Non-functional requirements

This entry is part 4 of 8 in the series Design Principles

Focus: Functionality
Description: Make sure system meets even the unstated requirements!

If you are dealing with a customer with little experience of specifying software requirements, they are likely to only include functional requirements in the specification. They will likely leave out most or all of the non-functional requirements. I’m not talking about things that doesn’t work, I’m referring to a requirements that does not directly specify functionality the system should provide, but instead specify how the system should be, describing a quality of the system. These requirements, even though often unstated, are often crucial to the eventual success of the system.

Most of our other system properties are non-functional in nature, and thus I’m arguing that capturing these non-functional requirements are the key to actually providing the customer with a high-quality system, making it functional by design.

If we’re building a web-shop, there’s likely a requirement to send each order to the warehouse for picking. This is an entirely functional requirement. There could be multiple unstated non-functional requirements hidden in this requirement.

  • It does not say what delays would be acceptable (from the customer placing the order to it being available for picking in the warehouse) – a non-functional requirement related to performance.
  • It also might not say anything about the importance of not crashing or stalling upon trying to import an incomplete order (say one without an OK delivery address, or for obsolete items) – a non-functional requirement related to robustness.

This web-shop system can comply completely to the functional requirements, but still infuriate the customer because it doesn’t fulfill the (unstated) non-functional requirements. Consider if it hangs when receiving a single incomplete order, blocking further order processing, needing manual intervention to restart, or if orders from the web-shop are being imported to the warehouse system at a rate far slower than the customers are placing them at the web shop during peak hours, causing unwanted delays in picking.

Obviously, the best would be if all requirements were stated, instead of unstated, but in my experience customers seldom includes non-functional requirements. Of course, that doesn’t stop them from being unhappy when the system does not meet the unstated requirements (“but it’s obvious this shouldn’t take this long!”)
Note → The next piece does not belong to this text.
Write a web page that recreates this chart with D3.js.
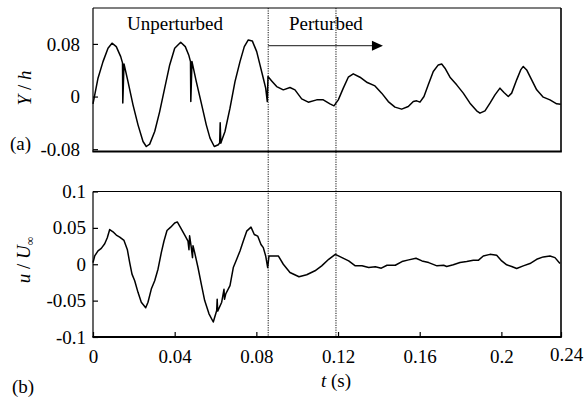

Don’t underestimate the power of the stuffing

Possibly the customer hasn’t even fully considered all these details when you are starting to build the system. Since not all details are known in advance, you (or your team) will have to fill the gaps with some “stuffing”, when you get down to that level of detail. Very often this stuffing corresponds a great deal with any unstated non-functional requirements.
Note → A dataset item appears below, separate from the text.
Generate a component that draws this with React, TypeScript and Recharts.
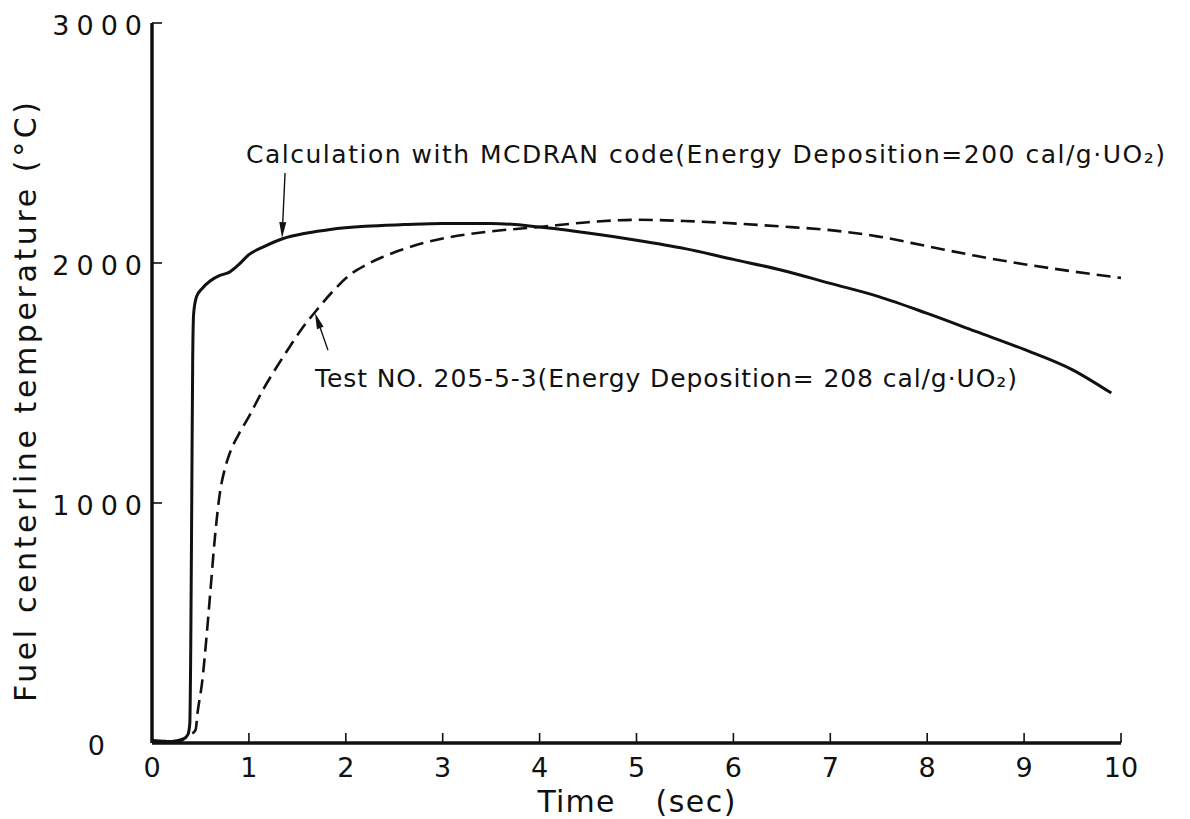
import React from 'react';
import { LineChart, Line, XAxis, YAxis, ReferenceLine, ReferenceDot } from 'recharts';

// Axis ticks
const xTicks = [0, 1, 2, 3, 4, 5, 6, 7, 8, 9, 10];
const yTicks = [0, 1000, 2000, 3000];

// Calculation with MCDRAN code (200 cal/g·UO2)
const calcTime = [0, 0.1, 0.25, 0.32, 0.37, 0.39, 0.4, 0.41, 0.42, 0.43, 0.46, 0.52, 0.6, 0.7, 0.8, 0.9, 1.0, 1.15, 1.34, 1.6, 1.84, 2.2, 2.6, 3.0, 3.5, 4.0, 4.5, 5.0, 5.5, 6.0, 6.5, 7.0, 7.5, 8.0, 8.5, 9.0, 9.5, 9.9];
const calcTemp = [10, 6, 6, 15, 35, 80, 400, 1000, 1600, 1790, 1860, 1895, 1925, 1948, 1962, 1995, 2035, 2067, 2100, 2125, 2140, 2153, 2160, 2165, 2165, 2150, 2125, 2095, 2060, 2015, 1970, 1915, 1860, 1790, 1715, 1640, 1555, 1458];

// Test NO. 205-5-3 (208 cal/g·UO2)
const testTime = [0, 0.2, 0.3, 0.4, 0.45, 0.47, 0.52, 0.56, 0.6, 0.65, 0.7, 0.75, 0.8, 0.9, 1.0, 1.15, 1.3, 1.42, 1.55, 1.7, 1.85, 2.04, 2.2, 2.38, 2.6, 2.8, 3.0, 3.5, 4.0, 4.5, 5.0, 5.5, 6.0, 6.5, 7.0, 7.5, 8.0, 8.5, 9.0, 9.5, 10.0];
const testTemp = [10, 8, 15, 35, 55, 125, 262, 430, 620, 860, 1040, 1140, 1205, 1290, 1360, 1475, 1575, 1650, 1728, 1804, 1875, 1950, 1990, 2025, 2058, 2083, 2102, 2132, 2150, 2170, 2180, 2175, 2165, 2152, 2137, 2110, 2070, 2030, 1995, 1965, 1938];

// Annotation anchors (time, temperature)
const calcLabelAt = { t: 0.97, v: 2417 };
const calcArrow = [{ t: 1.373, v: 2375 }, { t: 1.342, v: 2104 }];
const testLabelAt = { t: 1.682, v: 1483 };
const testArrow = [{ t: 1.816, v: 1637 }, { t: 1.682, v: 1792 }];

const calcSeries = calcTime.map((t, i) => ({ t, v: calcTemp[i] }));
const testSeries = testTime.map((t, i) => ({ t, v: testTemp[i] }));

const FONT = '"DejaVu Sans", sans-serif';
const INK = '#111';

const XTick = (props: any) => {
  const { x, y, payload } = props;
  return (
    <g>
      {payload.value !== 0 && (
        <line x1={x} y1={y} x2={x} y2={y - 10} stroke={INK} strokeWidth={1.6} />
      )}
      <text x={x} y={y + 34} textAnchor="middle" fontSize={27} fontFamily={FONT} fill={INK}>
        {payload.value}
      </text>
    </g>
  );
};

const YTick = (props: any) => {
  const { x, y, payload } = props;
  const zero = payload.value === 0;
  return (
    <g>
      {!zero && <line x1={x} y1={y} x2={x + 10} y2={y} stroke={INK} strokeWidth={1.6} />}
      <text
        x={zero ? x - 40 : x - 3}
        y={y + 12}
        textAnchor="end"
        fontSize={27}
        letterSpacing={7}
        fontFamily={FONT}
        fill={INK}
      >
        {payload.value}
      </text>
    </g>
  );
};

const Arrow = (props: any) => {
  const { x1, y1, x2, y2 } = props;
  const dx = x2 - x1;
  const dy = y2 - y1;
  const len = Math.sqrt(dx * dx + dy * dy) || 1;
  const ux = dx / len;
  const uy = dy / len;
  const hl = 16;
  const hw = 3.5;
  const bx = x2 - ux * hl;
  const by = y2 - uy * hl;
  return (
    <g>
      <line x1={x1} y1={y1} x2={bx} y2={by} stroke={INK} strokeWidth={1.4} />
      <polygon
        points={`${x2},${y2} ${bx - uy * hw},${by + ux * hw} ${bx + uy * hw},${by - ux * hw}`}
        fill={INK}
      />
    </g>
  );
};

const AnnotationText = (text: string, length: number) => (props: any) => {
  const { cx, cy } = props;
  return (
    <text
      x={cx}
      y={cy}
      fontSize={25}
      fontFamily={FONT}
      fill={INK}
      textLength={length}
      lengthAdjust="spacing"
    >
      {text}
    </text>
  );
};

const XTitle = (props: any) => {
  const { viewBox } = props;
  const base = viewBox.y + 69;
  const cx = viewBox.x + viewBox.width / 2;
  return (
    <g>
      <text x={cx - 99} y={base} fontSize={30} fontFamily={FONT} fill={INK} textLength={77} lengthAdjust="spacing">
        Time
      </text>
      <text x={cx + 19} y={base} fontSize={30} fontFamily={FONT} fill={INK} textLength={80} lengthAdjust="spacing">
        (sec)
      </text>
    </g>
  );
};

const YTitle = (props: any) => {
  const { viewBox } = props;
  const cx = viewBox.x + 25;
  const cy = viewBox.y + viewBox.height / 2 + 19;
  return (
    <text
      x={cx}
      y={cy}
      transform={`rotate(-90, ${cx}, ${cy})`}
      textAnchor="middle"
      dominantBaseline="central"
      fontSize={30}
      fontFamily={FONT}
      fill={INK}
      textLength={600}
      lengthAdjust="spacing"
    >
      Fuel centerline temperature (°C)
    </text>
  );
};

export default function App() {
  return (
    <div style={{ position: 'absolute', left: 0, top: 0, width: 1190, height: 819, background: '#fff' }}>
      <LineChart width={1190} height={819} margin={{ top: 23, right: 69, bottom: 0, left: 0 }}>
        <XAxis
          type="number"
          dataKey="t"
          domain={[0, 10]}
          ticks={xTicks}
          allowDataOverflow
          height={76}
          tickSize={0}
          tickMargin={0}
          tick={<XTick />}
          axisLine={{ stroke: INK, strokeWidth: 3.5 }}
          label={<XTitle />}
        />
        <YAxis
          type="number"
          domain={[0, 3000]}
          ticks={yTicks}
          allowDataOverflow
          width={152}
          tickSize={0}
          tickMargin={0}
          tick={<YTick />}
          axisLine={{ stroke: INK, strokeWidth: 3.5 }}
          label={<YTitle />}
        />
        <Line
          data={calcSeries}
          dataKey="v"
          type="monotone"
          stroke={INK}
          strokeWidth={3}
          dot={false}
          isAnimationActive={false}
        />
        <Line
          data={testSeries}
          dataKey="v"
          type="monotone"
          stroke={INK}
          strokeWidth={2.6}
          strokeDasharray="14 7"
          dot={false}
          isAnimationActive={false}
        />
        <ReferenceLine
          segment={[{ x: calcArrow[0].t, y: calcArrow[0].v }, { x: calcArrow[1].t, y: calcArrow[1].v }]}
          shape={<Arrow />}
        />
        <ReferenceLine
          segment={[{ x: testArrow[0].t, y: testArrow[0].v }, { x: testArrow[1].t, y: testArrow[1].v }]}
          shape={<Arrow />}
        />
        <ReferenceDot
          x={calcLabelAt.t}
          y={calcLabelAt.v}
          r={0}
          shape={AnnotationText('Calculation with MCDRAN code(Energy Deposition=200 cal/g·UO₂)', 919)}
        />
        <ReferenceDot
          x={testLabelAt.t}
          y={testLabelAt.v}
          r={0}
          shape={AnnotationText('Test NO. 205-5-3(Energy Deposition= 208 cal/g·UO₂)', 702)}
        />
      </LineChart>
    </div>
  );
}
The quality of the stuffing you and your team fill the system with, will be directly proportional to your understanding of the problem (and problem domain), and also to your development experience. Yes, you can ask questions, but if you ask too many, you’ll start getting contradictory answers or annoy your customer who had the hope you would be able to take sensible action on your own.

Domain knowledge and experience will tell you when the customer says one thing but really means another. It will help you decide to make configurable those things that are likely to change (even if the customer didn’t explicitly tell you so). It will help you make the right decisions, and guide your development towards a system that is not merely implementing each requirement, but is functional by design, and where our other system properties have been considered, and added in an amount appropriate for the system you are building.

The importance of experience and domain knowledge should not be underestimated! A team of developers, lacking either experience or domain knowledge are likely to get several things wrong at first. A team lacking both are more or less guaranteed to get most things wrong, and are even unlikely to ever get a moderately complex system to a point where it’s mostly working. This is because the inexperienced team hasn’t yet learned to consider the unstated non-functional requirements, but hopes to achieve full functionality by more or less independently working their way through implementing the requirements to the letter, one by one.

This reminds me of an assignment in programming class at university, where we were implementing a text editor, and had a requirement to warn the user of unsaved changes if he tried to exit. Some students then simply let the editor exit with a message like “Warning, you had unsaved changes” printed on the console.